--- start ---

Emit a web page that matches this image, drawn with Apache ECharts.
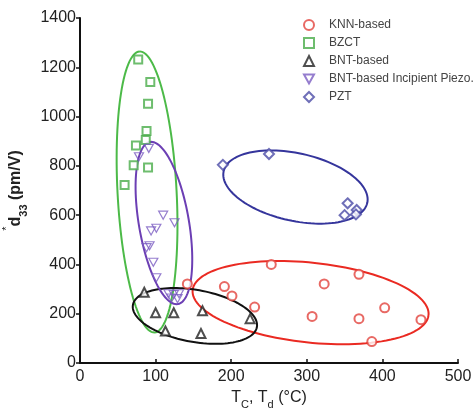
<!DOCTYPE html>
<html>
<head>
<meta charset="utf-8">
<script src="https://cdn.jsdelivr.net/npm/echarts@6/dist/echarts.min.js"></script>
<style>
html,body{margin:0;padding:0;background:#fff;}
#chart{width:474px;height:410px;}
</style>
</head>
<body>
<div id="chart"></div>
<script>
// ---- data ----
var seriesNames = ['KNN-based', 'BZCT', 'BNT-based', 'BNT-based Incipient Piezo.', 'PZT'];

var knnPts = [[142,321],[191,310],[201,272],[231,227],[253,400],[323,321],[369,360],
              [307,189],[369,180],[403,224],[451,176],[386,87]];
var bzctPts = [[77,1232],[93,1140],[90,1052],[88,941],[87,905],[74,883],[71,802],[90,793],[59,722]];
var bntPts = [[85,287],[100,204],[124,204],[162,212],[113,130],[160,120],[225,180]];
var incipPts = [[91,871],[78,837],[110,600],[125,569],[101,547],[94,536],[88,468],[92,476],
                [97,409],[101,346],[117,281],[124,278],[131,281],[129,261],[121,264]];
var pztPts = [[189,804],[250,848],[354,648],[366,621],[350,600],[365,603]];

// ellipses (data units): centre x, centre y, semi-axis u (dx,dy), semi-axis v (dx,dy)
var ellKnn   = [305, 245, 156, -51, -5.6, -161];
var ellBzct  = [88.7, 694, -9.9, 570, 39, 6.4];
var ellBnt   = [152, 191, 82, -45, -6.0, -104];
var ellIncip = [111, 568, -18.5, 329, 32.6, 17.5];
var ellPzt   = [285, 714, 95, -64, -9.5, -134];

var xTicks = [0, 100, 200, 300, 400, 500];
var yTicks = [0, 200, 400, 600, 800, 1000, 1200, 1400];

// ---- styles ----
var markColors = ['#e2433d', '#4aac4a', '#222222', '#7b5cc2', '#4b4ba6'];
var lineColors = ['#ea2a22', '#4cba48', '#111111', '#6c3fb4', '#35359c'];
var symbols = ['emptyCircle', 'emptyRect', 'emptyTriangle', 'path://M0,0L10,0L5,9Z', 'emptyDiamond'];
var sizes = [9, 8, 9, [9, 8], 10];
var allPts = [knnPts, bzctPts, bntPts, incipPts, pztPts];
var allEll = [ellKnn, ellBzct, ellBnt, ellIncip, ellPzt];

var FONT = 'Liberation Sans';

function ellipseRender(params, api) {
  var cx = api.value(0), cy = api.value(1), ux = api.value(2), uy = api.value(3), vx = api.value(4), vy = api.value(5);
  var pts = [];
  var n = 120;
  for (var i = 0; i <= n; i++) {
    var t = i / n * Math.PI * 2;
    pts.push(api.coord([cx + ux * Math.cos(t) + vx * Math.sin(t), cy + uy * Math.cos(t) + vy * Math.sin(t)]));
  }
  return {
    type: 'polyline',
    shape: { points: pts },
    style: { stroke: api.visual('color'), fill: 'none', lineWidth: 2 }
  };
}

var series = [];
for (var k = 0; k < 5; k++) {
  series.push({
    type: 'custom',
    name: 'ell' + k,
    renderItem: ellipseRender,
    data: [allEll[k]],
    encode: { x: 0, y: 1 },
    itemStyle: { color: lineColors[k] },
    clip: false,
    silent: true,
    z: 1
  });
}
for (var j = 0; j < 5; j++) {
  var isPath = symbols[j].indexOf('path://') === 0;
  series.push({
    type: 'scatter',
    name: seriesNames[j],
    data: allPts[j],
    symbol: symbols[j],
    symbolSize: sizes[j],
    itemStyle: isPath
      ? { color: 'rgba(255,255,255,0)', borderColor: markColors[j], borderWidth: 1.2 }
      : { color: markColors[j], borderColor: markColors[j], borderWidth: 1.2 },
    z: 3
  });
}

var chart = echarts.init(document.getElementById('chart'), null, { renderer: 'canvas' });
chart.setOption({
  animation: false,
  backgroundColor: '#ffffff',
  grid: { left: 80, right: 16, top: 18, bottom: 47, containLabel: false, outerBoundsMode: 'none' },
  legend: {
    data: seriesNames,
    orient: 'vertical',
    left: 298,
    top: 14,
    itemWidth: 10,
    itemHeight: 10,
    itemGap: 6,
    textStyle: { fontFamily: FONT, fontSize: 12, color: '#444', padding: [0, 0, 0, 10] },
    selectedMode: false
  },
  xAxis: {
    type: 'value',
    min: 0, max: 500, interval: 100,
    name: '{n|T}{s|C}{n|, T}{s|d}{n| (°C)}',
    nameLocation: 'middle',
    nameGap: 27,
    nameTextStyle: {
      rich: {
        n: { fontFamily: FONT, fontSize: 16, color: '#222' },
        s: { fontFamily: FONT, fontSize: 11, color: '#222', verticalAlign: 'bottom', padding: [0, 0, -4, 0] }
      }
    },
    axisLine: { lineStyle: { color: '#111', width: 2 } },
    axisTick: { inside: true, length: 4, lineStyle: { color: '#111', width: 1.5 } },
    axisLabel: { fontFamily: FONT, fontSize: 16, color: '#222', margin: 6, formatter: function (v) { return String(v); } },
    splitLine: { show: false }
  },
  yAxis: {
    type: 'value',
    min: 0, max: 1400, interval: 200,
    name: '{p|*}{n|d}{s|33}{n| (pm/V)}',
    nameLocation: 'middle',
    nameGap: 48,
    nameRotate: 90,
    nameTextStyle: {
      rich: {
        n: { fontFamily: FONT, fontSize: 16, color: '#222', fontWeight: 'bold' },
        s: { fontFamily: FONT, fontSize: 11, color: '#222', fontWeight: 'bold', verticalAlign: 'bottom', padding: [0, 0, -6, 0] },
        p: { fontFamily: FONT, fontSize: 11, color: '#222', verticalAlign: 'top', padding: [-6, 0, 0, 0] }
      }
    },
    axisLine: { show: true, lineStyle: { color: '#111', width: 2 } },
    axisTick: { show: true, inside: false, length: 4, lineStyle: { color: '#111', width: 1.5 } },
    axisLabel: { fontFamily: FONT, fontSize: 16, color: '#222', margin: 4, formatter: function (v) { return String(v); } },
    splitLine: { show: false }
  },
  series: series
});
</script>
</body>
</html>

--- end ---
--- start ---

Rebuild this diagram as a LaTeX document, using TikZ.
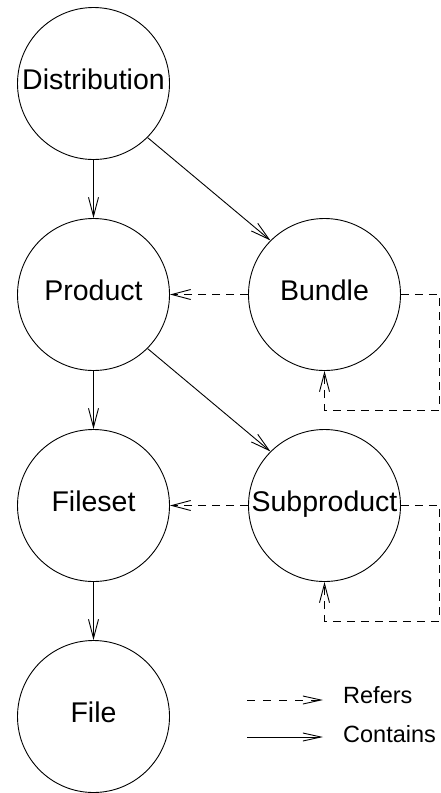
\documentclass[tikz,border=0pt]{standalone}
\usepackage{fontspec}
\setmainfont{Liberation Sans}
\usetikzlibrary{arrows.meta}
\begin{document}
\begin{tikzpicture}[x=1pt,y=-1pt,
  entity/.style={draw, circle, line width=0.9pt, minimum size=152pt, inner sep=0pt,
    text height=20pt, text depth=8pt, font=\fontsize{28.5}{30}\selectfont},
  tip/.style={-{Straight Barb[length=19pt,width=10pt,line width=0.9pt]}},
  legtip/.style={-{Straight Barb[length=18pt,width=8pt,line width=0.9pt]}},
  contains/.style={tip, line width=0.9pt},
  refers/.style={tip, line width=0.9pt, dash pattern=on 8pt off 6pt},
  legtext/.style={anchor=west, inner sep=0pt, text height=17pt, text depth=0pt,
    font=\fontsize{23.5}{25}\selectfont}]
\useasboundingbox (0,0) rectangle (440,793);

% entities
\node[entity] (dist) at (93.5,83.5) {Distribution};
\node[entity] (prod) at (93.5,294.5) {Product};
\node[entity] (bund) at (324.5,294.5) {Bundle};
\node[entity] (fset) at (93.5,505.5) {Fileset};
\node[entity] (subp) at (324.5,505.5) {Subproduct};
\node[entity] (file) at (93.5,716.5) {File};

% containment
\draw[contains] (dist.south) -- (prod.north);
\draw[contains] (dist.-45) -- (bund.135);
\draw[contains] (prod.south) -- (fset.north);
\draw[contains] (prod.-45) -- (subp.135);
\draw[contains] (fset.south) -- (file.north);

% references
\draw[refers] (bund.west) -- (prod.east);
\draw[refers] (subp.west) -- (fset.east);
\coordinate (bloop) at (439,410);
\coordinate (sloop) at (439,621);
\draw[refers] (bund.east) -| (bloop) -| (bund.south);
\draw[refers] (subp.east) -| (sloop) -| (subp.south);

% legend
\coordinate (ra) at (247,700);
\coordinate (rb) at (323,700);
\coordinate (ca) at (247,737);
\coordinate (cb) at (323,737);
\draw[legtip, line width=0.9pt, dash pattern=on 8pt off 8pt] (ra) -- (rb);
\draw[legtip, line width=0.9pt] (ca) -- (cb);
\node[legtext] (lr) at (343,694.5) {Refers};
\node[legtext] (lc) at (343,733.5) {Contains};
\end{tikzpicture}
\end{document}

--- end ---

Using the material above, gather every line that includes "this".

Emit a web page that matches this image, drawn with Apache ECharts.
Rebuild this diagram as a LaTeX document, using TikZ.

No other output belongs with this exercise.